**What the task asks:**
Strip the pictures and reproduce the rest of the listing exactly.

**Available data:**
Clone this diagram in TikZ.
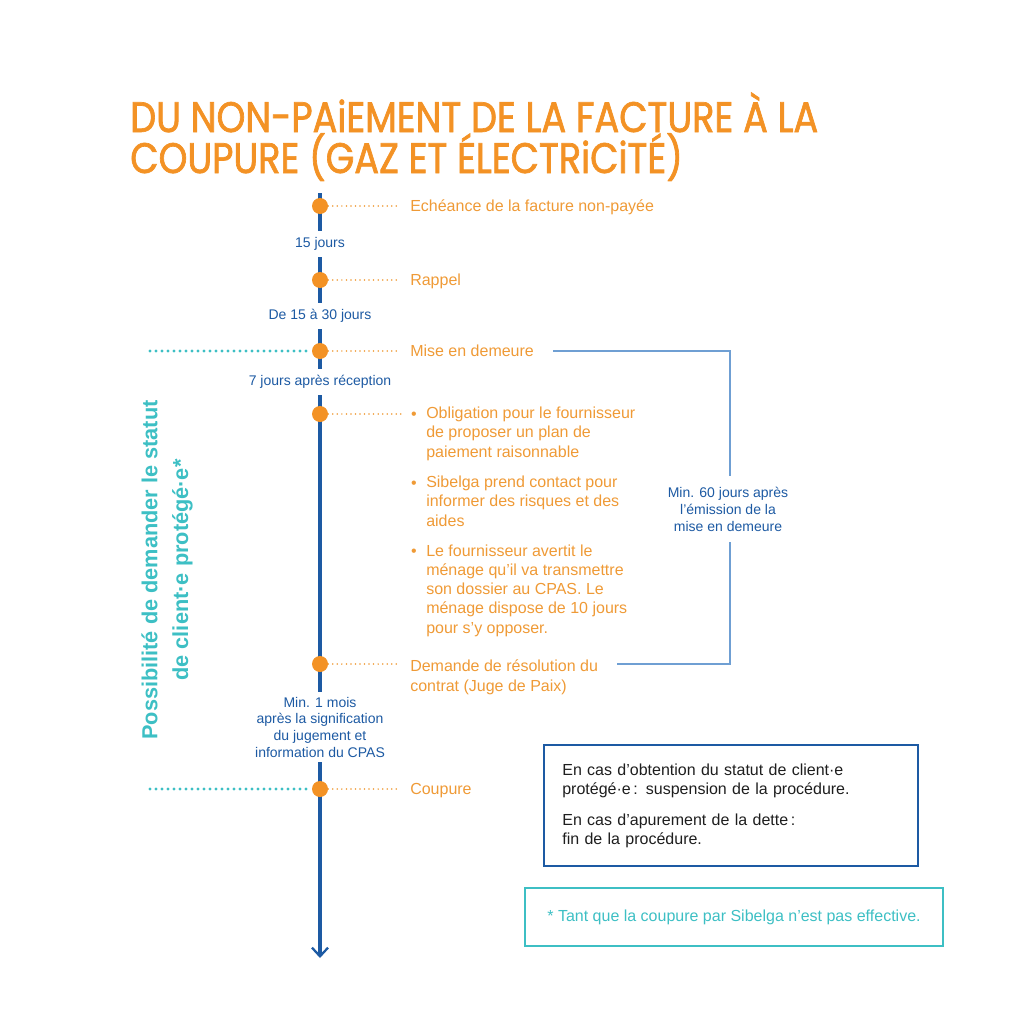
\documentclass[tikz,border=0pt]{standalone}
\usepackage{fontspec}
\setmainfont{Liberation Sans}
\newfontfamily\titlefont[FakeStretch=0.86,FakeBold=1.6]{Poppins}
\usetikzlibrary{arrows.meta}
\definecolor{orangeT}{HTML}{F39225}
\definecolor{orangeL}{HTML}{EF9A36}
\definecolor{bleuF}{HTML}{1D5AA3}
\definecolor{bleuC}{HTML}{6F9FD3}
\definecolor{turq}{HTML}{3DBFC4}
\definecolor{noirT}{HTML}{1E1E1E}
\begin{document}
\begin{tikzpicture}[x=0.75pt,y=-0.75pt,>={Straight Barb[length=6.5pt,width=12pt,line width=1.7pt]},
  every node/.style={inner sep=0pt},
  evt/.style={circle,fill=orangeT,minimum size=12pt},
  lab/.style={anchor=base west,text=orangeL,font=\fontsize{12}{14.4}\selectfont,align=left},
  puce/.style={anchor=base,text=orangeL,font=\fontsize{12}{14.4}\selectfont},
  duree/.style={fill=white,text=bleuF,font=\fontsize{10.5}{12.5}\selectfont,align=center,inner ysep=5pt,inner xsep=2pt},
  pointille/.style={orangeL,line width=1.3pt,line cap=round,dash pattern=on 0pt off 3.4pt,shorten >=7pt},
  pointturq/.style={turq,line width=2.3pt,line cap=round,dash pattern=on 0pt off 4.5pt}]
\useasboundingbox (0,0) rectangle (1024,1024);

\node[anchor=base west,align=left,text=orangeT,font=\titlefont\fontsize{32}{30.75}\selectfont] (titre) at (130,173)
  {DU NON-PAiEMENT DE LA FACTURE À LA\\COUPURE (GAZ ET ÉLECTRiCiTÉ)};

\coordinate (haut) at (320,193);
\coordinate (bas) at (320,958);
\draw[bleuF,line width=2.3pt,->] (haut) -- (bas);

\node[duree] (j1) at (320,244) {15 jours};
\node[duree] (j2) at (320,316) {De 15 à 30 jours};
\node[duree] (j3) at (320,382) {7 jours après réception};
\node[duree,inner ysep=4pt] (j4) at (320,727) {Min. 1 mois\\après la signification\\du jugement et\\information du CPAS};

\node[evt] (e1) at (320,206) {};
\node[evt] (e2) at (320,280) {};
\node[evt] (e3) at (320,351) {};
\node[evt] (e4) at (320,414) {};
\node[evt] (e5) at (320,664) {};
\node[evt] (e6) at (320,789) {};

\node[lab] (t1) at (410,211) {Echéance de la facture non-payée};
\node[lab] (t2) at (410,285) {Rappel};
\node[lab] (t3) at (410,356) {Mise en demeure};
\node[lab] (t4a) at (426,457) {Obligation pour le fournisseur\\de proposer un plan de\\paiement raisonnable};
\node[lab] (t4b) at (426,526) {Sibelga prend contact pour\\informer des risques et des\\aides};
\node[lab] (t4c) at (426,633) {Le fournisseur avertit le\\ménage qu'il va transmettre\\son dossier au CPAS. Le\\ménage dispose de 10 jours\\pour s'y opposer.};
\node[lab] (t5) at (410,691) {Demande de résolution du\\contrat (Juge de Paix)};
\node[lab] (t6) at (410,794) {Coupure};
\node[puce] (p1) at (414,419) {•};
\node[puce] (p2) at (414,488) {•};
\node[puce] (p3) at (414,556) {•};

\draw[pointille] (e1) -- (e1 -| t1.west);
\draw[pointille] (e2) -- (e2 -| t2.west);
\draw[pointille] (e3) -- (e3 -| t3.west);
\draw[pointille] (e4) -- (e4 -| p1.west);
\draw[pointille] (e5) -- (e5 -| t5.west);
\draw[pointille] (e6) -- (e6 -| t6.west);

\coordinate (g3) at (150,351);
\coordinate (g6) at (150,789);
\draw[pointturq] (g3) -- (e3.west);
\draw[pointturq] (g6) -- (e6.west);
\node[rotate=90,align=center,text=turq,font=\bfseries\fontsize{16.3}{23}\selectfont] (statut) at (167,570)
  {Possibilité de demander le statut\\de client·e protégé·e*};

\coordinate (c1) at (553,351);
\coordinate (c2) at (617,664);
\draw[bleuC,line width=1.5pt] (c1) -- (730,351) |- (c2);
\node[fill=white,align=center,text=bleuF,font=\fontsize{10.5}{12.75}\selectfont,inner ysep=8pt,inner xsep=2pt] (delai) at (728,509)
  {Min. 60 jours après\\l'émission de la\\mise en demeure};

\node[draw=bleuF,line width=1.7pt,minimum width=280.5pt,minimum height=90.75pt,text width=253pt,align=left,
  text=noirT,font=\fontsize{12}{14.25}\selectfont] (issue) at (731,805.5)
  {En cas d'obtention du statut de client·e\\protégé·e\,: suspension de la procédure.\\[9pt]En cas d'apurement de la dette\,:\\fin de la procédure.};
\node[draw=turq,line width=1.5pt,minimum width=313.5pt,minimum height=43.5pt,text=turq,font=\fontsize{12}{14.25}\selectfont] (note) at (734,917)
  {* Tant que la coupure par Sibelga n'est pas effective.};
\end{tikzpicture}
\end{document}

**Written answer:**
Clone this diagram in TikZ.
\documentclass[tikz,border=0pt]{standalone}
\usepackage{fontspec}
\setmainfont{Liberation Sans}
\newfontfamily\titlefont[FakeStretch=0.86,FakeBold=1.6]{Poppins}
\usetikzlibrary{arrows.meta}
\definecolor{orangeT}{HTML}{F39225}
\definecolor{orangeL}{HTML}{EF9A36}
\definecolor{bleuF}{HTML}{1D5AA3}
\definecolor{bleuC}{HTML}{6F9FD3}
\definecolor{turq}{HTML}{3DBFC4}
\definecolor{noirT}{HTML}{1E1E1E}
\begin{document}
\begin{tikzpicture}[x=0.75pt,y=-0.75pt,>={Straight Barb[length=6.5pt,width=12pt,line width=1.7pt]},
  every node/.style={inner sep=0pt},
  evt/.style={circle,fill=orangeT,minimum size=12pt},
  lab/.style={anchor=base west,text=orangeL,font=\fontsize{12}{14.4}\selectfont,align=left},
  puce/.style={anchor=base,text=orangeL,font=\fontsize{12}{14.4}\selectfont},
  duree/.style={fill=white,text=bleuF,font=\fontsize{10.5}{12.5}\selectfont,align=center,inner ysep=5pt,inner xsep=2pt},
  pointille/.style={orangeL,line width=1.3pt,line cap=round,dash pattern=on 0pt off 3.4pt,shorten >=7pt},
  pointturq/.style={turq,line width=2.3pt,line cap=round,dash pattern=on 0pt off 4.5pt}]
\useasboundingbox (0,0) rectangle (1024,1024);

\node[anchor=base west,align=left,text=orangeT,font=\titlefont\fontsize{32}{30.75}\selectfont] (titre) at (130,173)
  {DU NON-PAiEMENT DE LA FACTURE À LA\\COUPURE (GAZ ET ÉLECTRiCiTÉ)};

\coordinate (haut) at (320,193);
\coordinate (bas) at (320,958);
\draw[bleuF,line width=2.3pt,->] (haut) -- (bas);

\node[duree] (j1) at (320,244) {15 jours};
\node[duree] (j2) at (320,316) {De 15 à 30 jours};
\node[duree] (j3) at (320,382) {7 jours après réception};
\node[duree,inner ysep=4pt] (j4) at (320,727) {Min. 1 mois\\après la signification\\du jugement et\\information du CPAS};

\node[evt] (e1) at (320,206) {};
\node[evt] (e2) at (320,280) {};
\node[evt] (e3) at (320,351) {};
\node[evt] (e4) at (320,414) {};
\node[evt] (e5) at (320,664) {};
\node[evt] (e6) at (320,789) {};

\node[lab] (t1) at (410,211) {Echéance de la facture non-payée};
\node[lab] (t2) at (410,285) {Rappel};
\node[lab] (t3) at (410,356) {Mise en demeure};
\node[lab] (t4a) at (426,457) {Obligation pour le fournisseur\\de proposer un plan de\\paiement raisonnable};
\node[lab] (t4b) at (426,526) {Sibelga prend contact pour\\informer des risques et des\\aides};
\node[lab] (t4c) at (426,633) {Le fournisseur avertit le\\ménage qu'il va transmettre\\son dossier au CPAS. Le\\ménage dispose de 10 jours\\pour s'y opposer.};
\node[lab] (t5) at (410,691) {Demande de résolution du\\contrat (Juge de Paix)};
\node[lab] (t6) at (410,794) {Coupure};
\node[puce] (p1) at (414,419) {•};
\node[puce] (p2) at (414,488) {•};
\node[puce] (p3) at (414,556) {•};

\draw[pointille] (e1) -- (e1 -| t1.west);
\draw[pointille] (e2) -- (e2 -| t2.west);
\draw[pointille] (e3) -- (e3 -| t3.west);
\draw[pointille] (e4) -- (e4 -| p1.west);
\draw[pointille] (e5) -- (e5 -| t5.west);
\draw[pointille] (e6) -- (e6 -| t6.west);

\coordinate (g3) at (150,351);
\coordinate (g6) at (150,789);
\draw[pointturq] (g3) -- (e3.west);
\draw[pointturq] (g6) -- (e6.west);
\node[rotate=90,align=center,text=turq,font=\bfseries\fontsize{16.3}{23}\selectfont] (statut) at (167,570)
  {Possibilité de demander le statut\\de client·e protégé·e*};

\coordinate (c1) at (553,351);
\coordinate (c2) at (617,664);
\draw[bleuC,line width=1.5pt] (c1) -- (730,351) |- (c2);
\node[fill=white,align=center,text=bleuF,font=\fontsize{10.5}{12.75}\selectfont,inner ysep=8pt,inner xsep=2pt] (delai) at (728,509)
  {Min. 60 jours après\\l'émission de la\\mise en demeure};

\node[draw=bleuF,line width=1.7pt,minimum width=280.5pt,minimum height=90.75pt,text width=253pt,align=left,
  text=noirT,font=\fontsize{12}{14.25}\selectfont] (issue) at (731,805.5)
  {En cas d'obtention du statut de client·e\\protégé·e\,: suspension de la procédure.\\[9pt]En cas d'apurement de la dette\,:\\fin de la procédure.};
\node[draw=turq,line width=1.5pt,minimum width=313.5pt,minimum height=43.5pt,text=turq,font=\fontsize{12}{14.25}\selectfont] (note) at (734,917)
  {* Tant que la coupure par Sibelga n'est pas effective.};
\end{tikzpicture}
\end{document}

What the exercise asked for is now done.